Beyond islet tracking, MPI is more widely applicable to research developing treatments for diabetes such as novel stem cell replacement therapies (43,44), and understanding islet rejection. For example, studies that have recently advanced to phase I trials (43,44) successfully demonstrate application of human embryonic stem cell (hESC)-derived pancreatic progenitors for restoring normoglycemia. Protocols describing generation of insulin-producing beta-cells by differentiation of human pluripotent stem cells (hPSCs) along the pancreatic lineage have also been developed and are now widely available for diabetes researches (45). Regardless of the source of beta-cells used for Tx there remains a need to detect and monitor these transplants over time in experimental animals and in humans. MPI could also be used for development and testing of drugs for islet protection. As magnetic nanoparticles can be synthesized to carry a payload, islets could also be treated and labeled at the same time prior to Tx. In our previous studies we have already shown protective effect of theranostic magnetic nanoparticles carrying siRNA directed towards genes responsible for islet damage (34,46). We believe that MPI could assist researcher and clinicians in detecting grafts from various sources and monitoring them over time.

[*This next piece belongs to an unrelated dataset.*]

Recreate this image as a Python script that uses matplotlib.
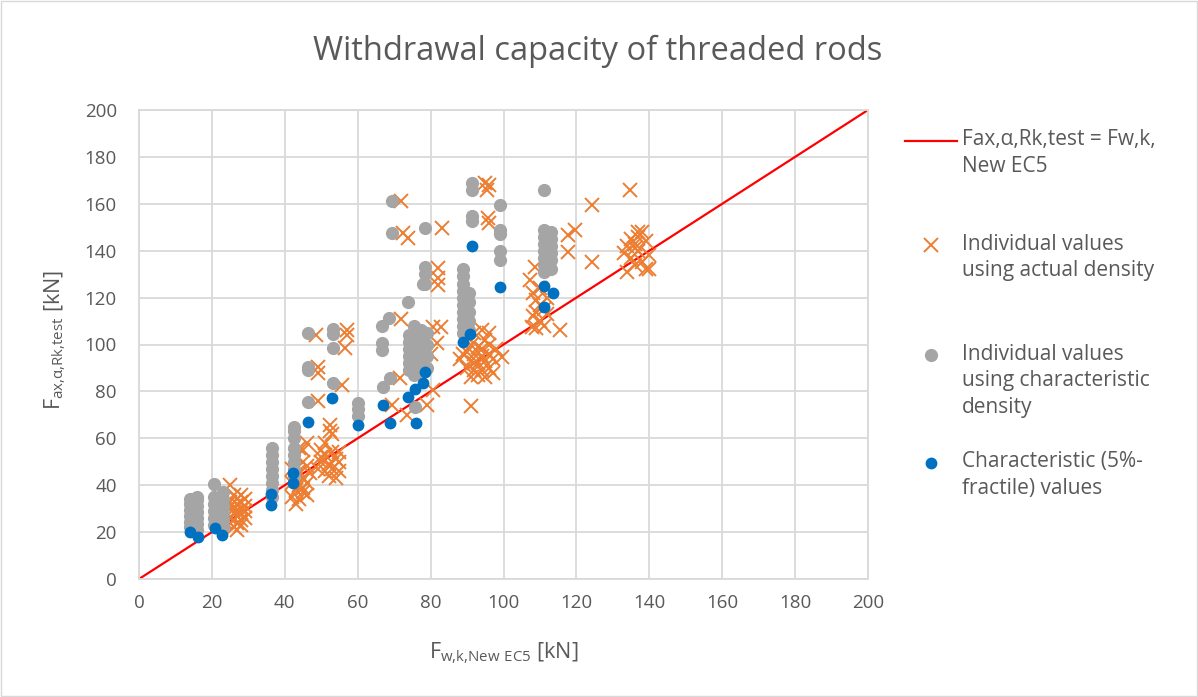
import matplotlib
matplotlib.use("Agg")
import matplotlib.pyplot as plt
from matplotlib.patches import Rectangle
from matplotlib.legend import Legend

# -----------------------------
# Datos
# -----------------------------
# Individual values using actual density (x markers)
act_x = [25, 26, 27, 28, 25, 26, 27, 28, 29, 24, 25, 26, 27, 28, 29, 26, 27, 28, 25, 29,
         27, 26, 24, 28, 29, 24, 27, 28,
         44, 43, 45, 42, 44, 46, 43, 45, 42, 44, 46, 43, 45, 42, 44, 46, 43, 45, 47, 45, 46,
         52.4, 52.4, 53, 50, 51, 53, 54, 50, 52, 55, 49, 51, 53, 55, 52, 54, 50, 55, 51,
         48.5, 57, 57, 56.5, 49, 49, 55.7, 49,
         72, 72.5, 73.8, 83, 82, 82, 82, 72, 80.7, 82.8, 81.7, 71.6, 80.7, 79, 73.5, 69.4,
         76, 77, 78, 75, 76, 80,
         90, 92, 94, 95, 91, 93, 96, 90, 92, 94, 96, 91, 93, 95, 97, 90, 92, 94, 96, 93, 95,
         91, 94, 92, 98, 88, 89, 97, 96, 95, 96, 95.5, 95.8, 96, 99.6, 91,
         107.3, 108.6, 108, 109, 110, 111, 112, 108, 110, 109, 111, 107.8, 115.5, 112, 110, 109,
         119.6, 117.7, 117.7, 124.3, 124.3,
         134.7, 134, 135, 136, 137, 138, 135, 139, 140, 136, 133, 138, 137, 136, 139, 134, 137, 140]
act_y = [40, 36, 34, 33, 31, 30, 29, 28, 31, 28, 26, 25, 24, 23, 26, 22, 21, 30, 33, 34,
         27, 28, 24, 25, 29, 32, 32, 36,
         56, 52, 50, 47, 46, 48, 44, 43, 41, 40, 41, 38, 37, 35, 34, 36, 32, 39, 45, 55, 58,
         65.5, 63, 62, 55, 53, 54, 51, 50, 49, 50, 47, 46, 47, 46, 44, 43, 52, 54, 58,
         104, 106, 104, 98.5, 90.5, 88, 82.7, 75.8,
         161, 147.5, 145.5, 149.5, 132.5, 128.5, 125.5, 111, 107.5, 107.5, 100.6, 85.7, 80.6, 74, 70, 74,
         96, 92, 99, 100, 104, 96,
         103, 105, 106, 102, 100, 99, 100, 97, 96, 95, 96, 93, 92, 93, 94, 90, 89, 89, 90, 87, 86,
         86, 98, 92, 98, 94, 96, 88, 105, 169, 168, 166, 154, 152, 94.7, 73.8,
         127.5, 133, 122, 119, 117, 115, 113, 112, 110, 107, 108, 107.5, 106, 120, 124, 114,
         149, 146.7, 139.5, 159.5, 135,
         166, 131, 137, 141, 146, 148, 145, 132, 138, 143, 139, 135, 140, 134, 144, 142, 148, 132]

# Individual values using characteristic density (grey circles)
char_x = [14, 14, 14, 14, 14, 14, 16, 16, 16, 16, 16, 16, 16,
          20.5, 20.5, 20.5, 20.5, 20.5, 20.5, 23, 23, 23, 23, 23, 23,
          36.5, 36.5, 36.5, 36.5, 36.5, 36.5, 36.5, 36.5,
          42.5, 42.5, 42.5, 42.5, 42.5, 42.5, 42.5, 42.5,
          46.3, 46.3, 46.5, 46.3,
          53.2, 53.2, 53.2, 53.2,
          60.2, 60.2, 60.2,
          66.7, 66.7, 66.7, 67, 68.9,
          69.4, 69.4, 68.5, 73.8, 78,
          74, 74, 74, 74, 74, 74, 75.5, 75.5, 75.5, 75.5, 75.5, 75.5, 75.5, 75.5,
          77.5, 77.5, 77.5, 77.5, 77.5, 77.5, 77.5, 79, 79, 79, 79, 75.7,
          78.5, 78.5, 78.5, 78.5,
          89, 89, 89, 89, 89, 89, 89, 89, 89, 89, 90.5, 90.5, 90.5, 90.5, 90.5,
          91.4, 91.4, 91.4, 91.4,
          99, 99, 99, 99, 99,
          111, 111, 111, 111, 111, 111, 111, 111, 113, 113, 113, 113, 113, 113]
char_y = [22, 24.5, 27, 29.5, 32, 34, 21, 23.5, 26, 28.5, 31, 33.5, 35,
          23, 26, 29, 32, 35, 40.5, 22, 25, 28, 31, 34, 37,
          35, 38, 41, 44, 47, 50, 53, 56,
          44, 47, 50, 53, 56, 60, 63, 65,
          105, 90.5, 89, 75.5,
          106.5, 104.5, 98.7, 83.6,
          75.2, 72.5, 69.5,
          108, 100.5, 97.5, 82, 85.8,
          161.3, 147.5, 111.5, 118, 126,
          89, 92, 95, 98, 101, 104, 87, 90, 93, 96, 99, 102, 105, 108,
          88, 91, 94, 97, 100, 103, 106, 90, 95, 100, 105, 73.3,
          149.7, 133, 130, 126,
          105, 108, 111, 114, 117, 120, 123, 126, 129, 132, 106, 110, 114, 118, 122,
          169, 165.7, 154.6, 152.5,
          159.5, 149, 147, 140, 136,
          166, 149, 146, 143, 140, 137, 134, 131, 148, 145, 142, 139, 136, 132]

# Characteristic (5%-fractile) values (blue circles)
fract_x = [14, 16.2, 20.8, 22.8, 36.3, 36.3, 42.3, 42.3, 46.4, 53, 60.2, 67, 68.9,
           73.8, 75.7, 76, 78, 78.5, 91.4, 89, 90.8, 99, 111, 113.6, 111]
fract_y = [20, 18, 21.7, 18.8, 36.3, 31.5, 45, 41, 66.8, 77, 65.5, 74, 66.5,
           77.5, 81, 66.5, 83.5, 88.3, 142, 101, 104.5, 124.5, 125, 122, 116]

# Linea Fax = Fw,k
line_x = [0, 200]
line_y = [0, 200]

ticks = list(range(0, 201, 20))

# -----------------------------
# Figura
# -----------------------------
plt.rcParams['font.family'] = ['Open Sans', 'DejaVu Sans']
txt = '#595959'
grid_c = '#D9D9D9'

fig = plt.figure(figsize=(11.98, 6.97), dpi=100)
ax = fig.add_axes([139 / 1198, 1 - 579 / 697, (868 - 139) / 1198, (579 - 110) / 697])

h_line, = ax.plot(line_x, line_y, color='#FF0000', lw=1.6, zorder=2)
h_act, = ax.plot(act_x, act_y, ls='none', marker='x', ms=9.5, mew=1.4, color='#ED7D31', zorder=3)
h_char, = ax.plot(char_x, char_y, ls='none', marker='o', ms=9.5, color='#A5A5A5', mec='none', zorder=4)
h_fract, = ax.plot(fract_x, fract_y, ls='none', marker='o', ms=8.5, color='#0070C0', mec='none', zorder=5)

ax.set_xlim(0, 200)
ax.set_ylim(0, 200)
ax.set_xticks(ticks)
ax.set_yticks(ticks)
ax.grid(True, color=grid_c, lw=1.3, zorder=0)
ax.set_axisbelow(True)
for s in ax.spines.values():
    s.set_color(grid_c)
    s.set_linewidth(1.3)
ax.tick_params(length=0, labelsize=13.5, labelcolor=txt)
ax.tick_params(axis='y', pad=16)
ax.tick_params(axis='x', pad=11)

ax.set_xlabel(r'$\mathregular{F_{w{,}k{,}New\ EC5}}$ [kN]', fontsize=15.5, color=txt, labelpad=20)
ax.set_ylabel(r'$\mathregular{F_{ax{,}α{,}Rk{,}test}}$ [kN]', fontsize=15.5, color=txt)
ax.yaxis.set_label_coords(-0.097, 0.51)

fig.text(0.4985, 0.926, 'Withdrawal capacity of threaded rods', ha='center', va='center',
         fontsize=23.5, color=txt)

# -----------------------------
# Leyenda (una por entrada, alineada a la primera linea)
# -----------------------------
entries = [
    (h_line, '\nFax,α,Rk,test = Fw,k,\nNew EC5', 140),
    (h_act, '\nIndividual values\nusing actual density', 244),
    (h_char, '\n\nIndividual values\nusing characteristic\ndensity', 354),
    (h_fract, '\nCharacteristic (5%-\nfractile) values', 462),
]
for h, lab, ypx in entries:
    leg = Legend(ax, [h], [lab], loc='center left',
                 bbox_to_anchor=(905 / 1198, 1 - ypx / 697), bbox_transform=fig.transFigure,
                 frameon=False, borderpad=0, borderaxespad=0, fontsize=15,
                 handlelength=2.5, handletextpad=0.25, labelcolor=txt)
    for t in leg.get_texts():
        t.set_linespacing(1.35)
    ax.add_artist(leg)

# borde exterior
fig.patches.append(Rectangle((0.001, 0.001), 0.998, 0.997, transform=fig.transFigure,
                             fill=False, edgecolor=grid_c, lw=1))

fig.savefig('out.png', dpi=100)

Finally, as islet Tx surgeons try to find sites more suitable for islet survival (47,48), the approach described above could assist in establishing those new sites.

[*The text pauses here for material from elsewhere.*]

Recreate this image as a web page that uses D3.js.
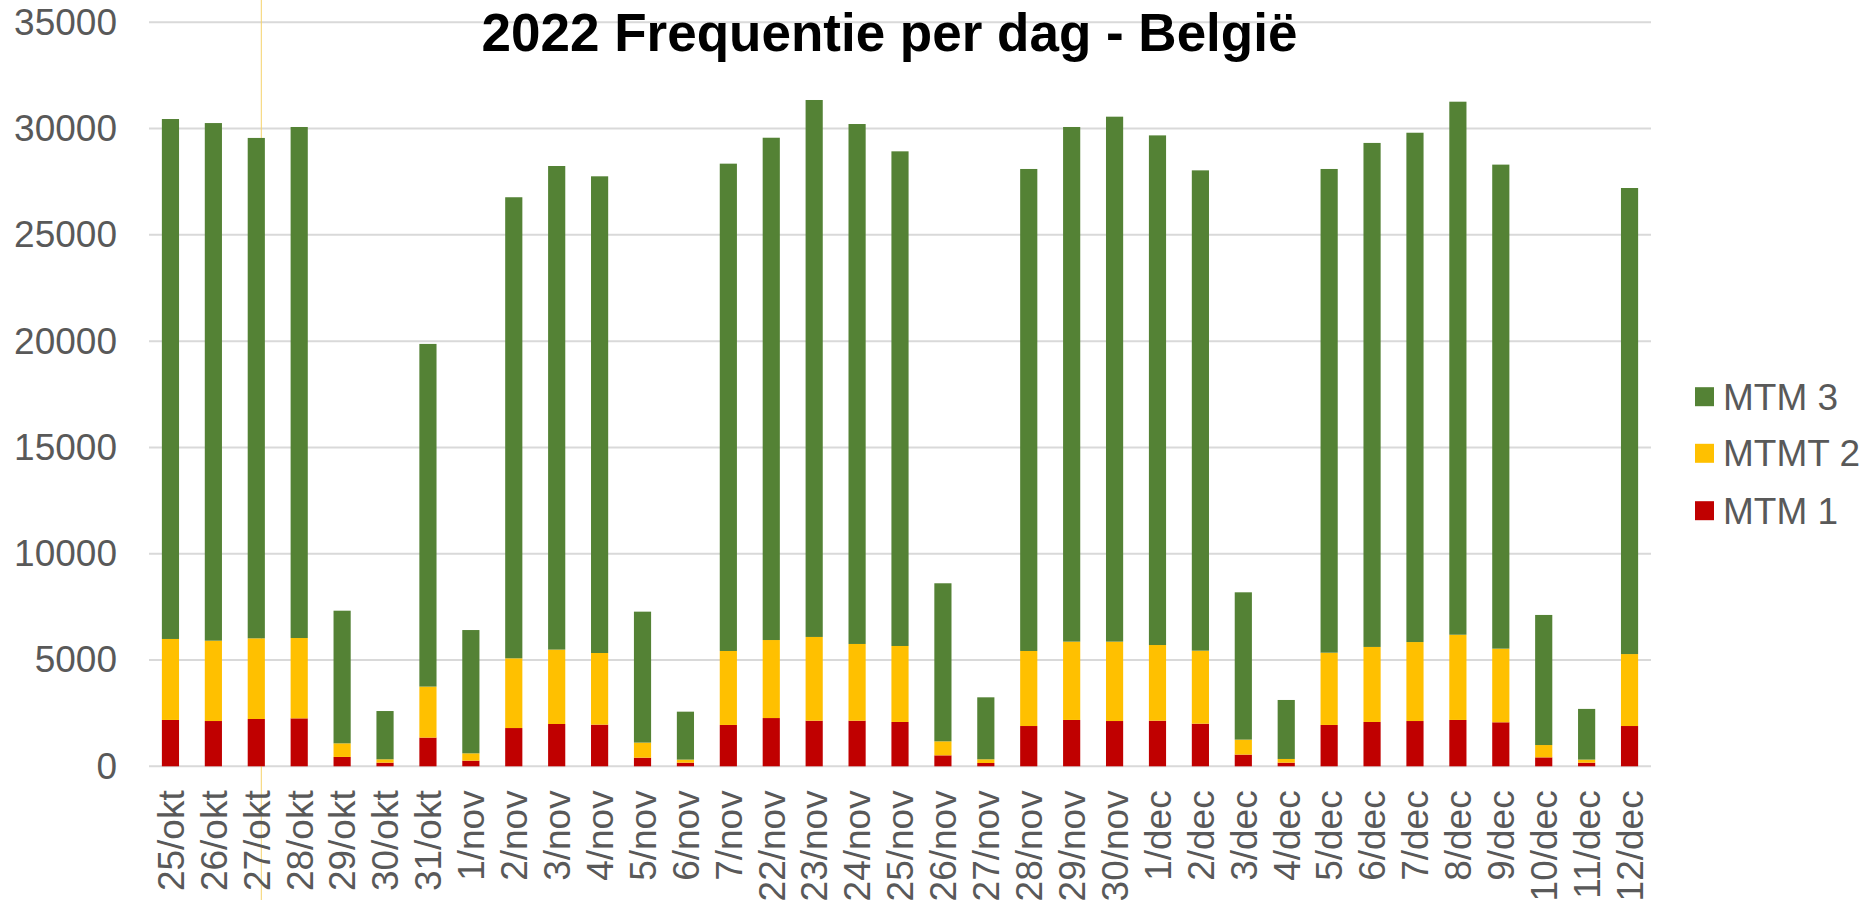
<!DOCTYPE html>
<html>
<head>
<meta charset="utf-8">
<script src="https://cdn.jsdelivr.net/npm/d3@7"></script>
<style>
  html, body { margin: 0; padding: 0; background: #ffffff; }
  svg { display: block; }
</style>
</head>
<body>
<svg id="chart" width="1875" height="900"></svg>
<script>
const categories = ["25/okt","26/okt","27/okt","28/okt","29/okt","30/okt","31/okt",
  "1/nov","2/nov","3/nov","4/nov","5/nov","6/nov","7/nov",
  "22/nov","23/nov","24/nov","25/nov","26/nov","27/nov","28/nov","29/nov","30/nov",
  "1/dec","2/dec","3/dec","4/dec","5/dec","6/dec","7/dec","8/dec","9/dec","10/dec","11/dec","12/dec"];

const mtm1 = [2180,2130,2225,2255,440,170,1350,
  265,1800,1990,1960,405,170,1945,
  2270,2145,2145,2085,515,155,1895,2180,2130,
  2145,2005,550,170,1945,2085,2130,2180,2070,420,170,1895];

const mtmt2 = [3810,3780,3795,3780,640,160,2400,
  345,3280,3500,3370,710,145,3480,
  3670,3940,3610,3575,660,175,3530,3685,3735,
  3560,3435,705,175,3400,3530,3715,4010,3465,580,145,3385];

const mtm3 = [24460,24350,23540,24040,6240,2270,16120,
  5800,21690,22750,22425,6160,2255,22925,
  23630,25260,24460,23270,7435,2915,22675,24210,24695,
  23975,22595,6930,2775,22755,23710,23960,25075,22770,6120,2385,21925];

const yTicks = [0,5000,10000,15000,20000,25000,30000,35000];
const seriesNames = ["MTM 1","MTMT 2","MTM 3"];
const seriesColors = ["#c00000","#ffc000","#548235"];
const titleText = "2022 Frequentie per dag - België";

const FONT = "'Liberation Sans', Arial, sans-serif";
const svg = d3.select("#chart");

const x0 = 149, x1 = 1651, yBase = 766.3, yTop = 22.3;

const x = d3.scaleBand().domain(categories).range([x0, x1]).paddingInner(0.6).paddingOuter(0.3);
const y = d3.scaleLinear().domain([0, 35000]).range([yBase, yTop]);

// gridlines
svg.append("g").selectAll("line").data(yTicks).join("line")
  .attr("x1", x0).attr("x2", x1)
  .attr("y1", d => y(d)).attr("y2", d => y(d))
  .attr("stroke", "#d9d9d9").attr("stroke-width", 2);

// stray vertical cursor line
svg.append("line").attr("x1", 261.3).attr("x2", 261.3).attr("y1", 0).attr("y2", 900)
  .attr("stroke", "#f6d36b").attr("stroke-width", 1);

// y axis labels
const yAxis = d3.axisLeft(y).tickValues(yTicks).tickSize(0).tickPadding(32).tickFormat(d3.format("d"));
const gy = svg.append("g").attr("transform", `translate(${x0},0)`).call(yAxis);
gy.select(".domain").remove();
gy.selectAll("text").attr("fill", "#595959").style("font-family", FONT).style("font-size", "37px");

// stacked bars
const rows = categories.map((c, i) => ({cat: c, "MTM 1": mtm1[i], "MTMT 2": mtmt2[i], "MTM 3": mtm3[i]}));
const stacked = d3.stack().keys(seriesNames)(rows);
svg.append("g").selectAll("g").data(stacked).join("g")
  .attr("fill", (d, i) => seriesColors[i])
  .selectAll("rect").data(d => d).join("rect")
  .attr("x", d => x(d.data.cat))
  .attr("width", x.bandwidth())
  .attr("y", d => y(d[1]))
  .attr("height", d => y(d[0]) - y(d[1]));

// x axis labels
const xAxis = d3.axisBottom(x).tickSize(0).tickPadding(0);
const gx = svg.append("g").attr("transform", `translate(0,${yBase})`).call(xAxis);
gx.select(".domain").remove();
gx.selectAll("text")
  .attr("fill", "#595959").style("font-family", FONT).style("font-size", "37px")
  .attr("text-anchor", "end")
  .attr("transform", "translate(0,24) rotate(-90)")
  .attr("x", 0).attr("y", 0).attr("dy", "0.36em");

// title
svg.append("text").attr("x", 889.5).attr("y", 50.5).attr("text-anchor", "middle")
  .style("font-family", FONT).style("font-size", "53px").style("font-weight", "bold")
  .attr("fill", "#000000").text(titleText);

// legend (MTM 3 on top)
const legendItems = [2, 1, 0];
const legendY = [396.7, 453.3, 510.7];
const lg = svg.append("g");
legendItems.forEach((si, k) => {
  lg.append("rect").attr("x", 1695).attr("y", legendY[k] - 9.5).attr("width", 19).attr("height", 19)
    .attr("fill", seriesColors[si]);
  lg.append("text").attr("x", 1723).attr("y", legendY[k]).attr("dy", "0.35em")
    .style("font-family", FONT).style("font-size", "37px").attr("fill", "#595959")
    .text(seriesNames[si]);
});
</script>
</body>
</html>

Here we have shown that MPI has great promise for visualizing, quantifying, and monitoring islet Tx. The lessons learned in these post mortem animals are now being applied as we work to translate these initial results into in vivo islet tracking studies. We believe that MPI could play an important role in monitoring the grafts, both by directly imaging of the graft itself, as well as through indirect measurements of signal in RES organs such as the liver.
Conflicts of Interest: Dr. Patrick Goodwill, Prof. Steven Conolly, Dr. Daniel Hensley, Dr. Prachi Pandit and Dr. Jeff Gaudet hold equity interest in Magnetic Insight, Inc. In addition, Dr. Goodwill, Dr. Hensley, Dr. Pandit, and Dr. Gaudet receive income from Magnetic Insight, Inc.
Ethical Statement: All animal experiments were performed in compliance with institutional guidelines and were approved by the Institutional Animal Care and Use Committee at the Massachusetts General Hospital (No. 2005N000066).